Si l’on s’en tient à son cahier des charges, Dune II s’en sort très bien : les trois heures défilent sans que l’on ait le temps de s’ennuyer, et le film impressionne par ses scènes d’actions grandioses. Ce n’est pas n’importe qui aux commandes, et cela se voit : Denis Villeneuve réussit à imposer sa patte et apporte du soin aux espaces qu’il filme, sans chercher à en faire trop. Le succès évident de ce film est une victoire pour le canadien, qui parvient à faire d’une saga littéraire un peu intello un objet culturel incontournable de ces dernières années. Néanmoins, le film n’évite pas les écueils du blockbuster, surtout dans l’écriture. Comme Avatar : la Voie de l’Eau l’année dernière, on aimerait pouvoir profiter des paysages sans être dérangé par des répliques parfois très bêtes.

Le film fait même preuve d’ambiguïté, en amorçant des pistes de méditation sur le pouvoir et le destin : qui est ce Muad’dib ? Un héros venu libérer la galaxie, ou bien un imposteur profitant de la naïveté d’un peuple désespéré pour prendre sa revanche ? Ou les deux ? Le film laisse justement entendre que la tyrannie n’est jamais très loin, même avec toutes les bonnes intentions du monde.
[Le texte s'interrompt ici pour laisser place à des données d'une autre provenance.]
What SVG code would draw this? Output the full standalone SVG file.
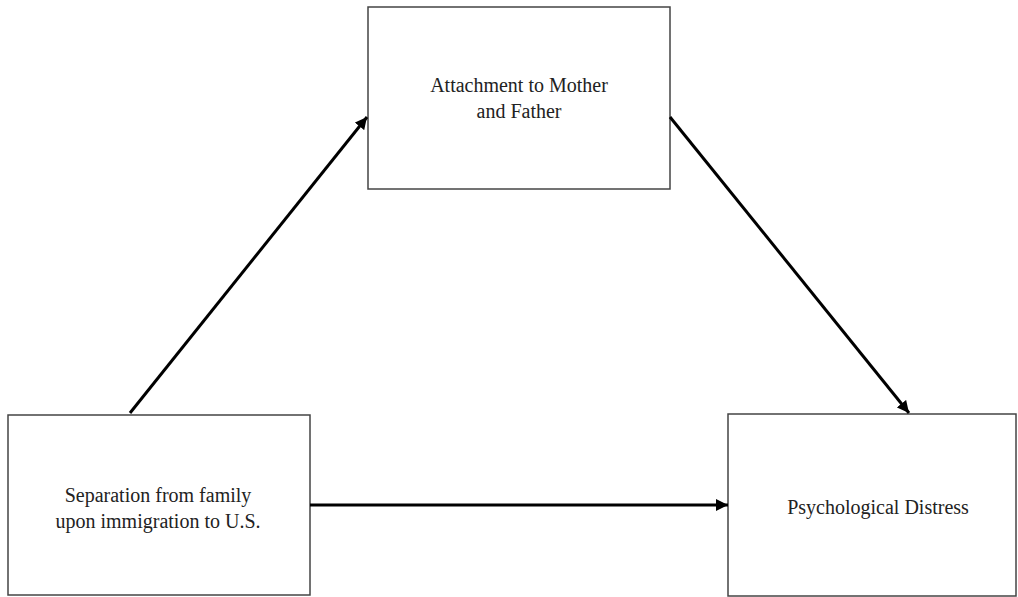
<svg xmlns="http://www.w3.org/2000/svg" width="1018" height="597" viewBox="0 0 1018 597">
<style>
.box{fill:#fff;stroke:#444;stroke-width:1.5}
.lbl{font-family:"Liberation Serif","Times New Roman",serif;font-size:20px;fill:#222;text-anchor:middle}
.conn{stroke:#000;stroke-width:3;fill:none}
</style>
<defs>
<marker id="ah" viewBox="0 0 10 10" refX="10" refY="5" markerWidth="4" markerHeight="4" orient="auto" markerUnits="strokeWidth">
<path d="M0,0 L10,5 L0,10 Z" fill="#000"/>
</marker>
</defs>
<rect width="1018" height="597" fill="#fff"/>
<g id="node-attachment">
<rect class="box" x="368" y="7" width="302" height="182"/>
<text class="lbl" x="519" y="92">Attachment to Mother</text>
<text class="lbl" x="519" y="118">and Father</text>
</g>
<g id="node-separation">
<rect class="box" x="8" y="415" width="302" height="180"/>
<text class="lbl" x="158" y="502">Separation from family</text>
<text class="lbl" x="158" y="528">upon immigration to U.S.</text>
</g>
<g id="node-distress">
<rect class="box" x="728" y="414" width="288" height="182"/>
<text class="lbl" x="878" y="514">Psychological Distress</text>
</g>
<g id="connectors">
<line class="conn" x1="130" y1="413" x2="367" y2="117" marker-end="url(#ah)"/>
<line class="conn" x1="670" y1="117" x2="909" y2="413" marker-end="url(#ah)"/>
<line class="conn" x1="310" y1="505" x2="728" y2="505" marker-end="url(#ah)"/>
</g>
</svg>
Évidemment, le film aura une suite, que l’on attend dors et déjà, parce que Denis Villeneuve réussit malgré tout à construire un univers où les perspectives d’histoires et de récits se multiplient à chaque plan. Bien qu’il ne faille jamais juger un film par ce qu’il n’est pas, on peut regretter que Dune ne rende pas hommage au délire et au psychédélisme de l’œuvre originale. Mais, compte tenu de la difficulté de la tâche, ce qu’il fait est déja très bien.